Cmdr. Eric Phipps, who served as the deputy commander for Task Group 158.1, said his team implemented several new initiatives and focused largely on improving relations and increasing awareness of local fisherman and merchant mariners. They also intensified the training of the Iraqi sailors and marines. The Iraqis regularly attended classes pertaining to command and control, first aid, basic shipboard maintenance and engineering.
We've seen considerable improvement in basic fundamental tactics and procedures by the Iraqi navy and marines, added Phipps.
More importantly, we were able to establish a rapport with the Iraqis that I think will benefit the coalition and the Iraqis for some time, said Jensen. I think they trust us more just because we're sharing and they learn so much. They're so motivated; they really are a bunch of professionals.
During the turnover with the American-led CTF 158.1, the Australians were given in-depth briefings and observed various training exercises so they could witness the Iraqi navy and marine integration firsthand.
We've gotten a lot of guidance, said Royal Australian Navy Capt. Gregory Sammut. They've provided us with a good understanding of the current situation in the theatre.
Sammut said he's looking forward to serving in this vital role during the next few months.
There are a number of challenges ahead of us, he said.
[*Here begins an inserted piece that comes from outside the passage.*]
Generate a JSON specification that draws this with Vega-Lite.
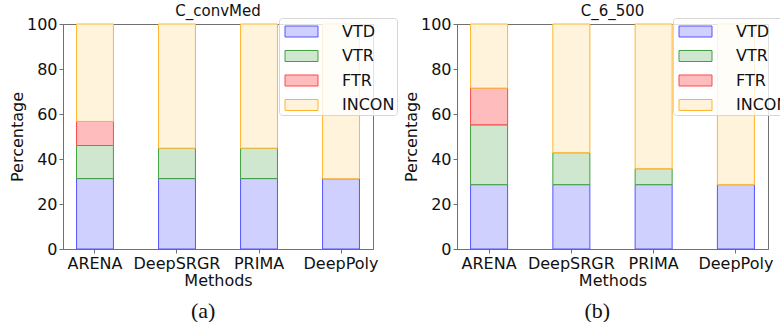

We look forward to meeting those challenges and advancing the mission.
Jensen said he learned so much as commander of a task force consisting of U.S. and coalition vessels.
Everyone brings something unique to the fight here, said Jensen. Every nation has a unique skill set, every nation brings different types of ships, and the cooperation has been nothing short of remarkable. Everyone has shown up on station with a sincere desire to help the big team and assist the Iraqis.
Why be politically correct, to please the Iranians? It should remain the Persian Gulf.
Actually, calling it the Arabian Gulf ticks off the Persians.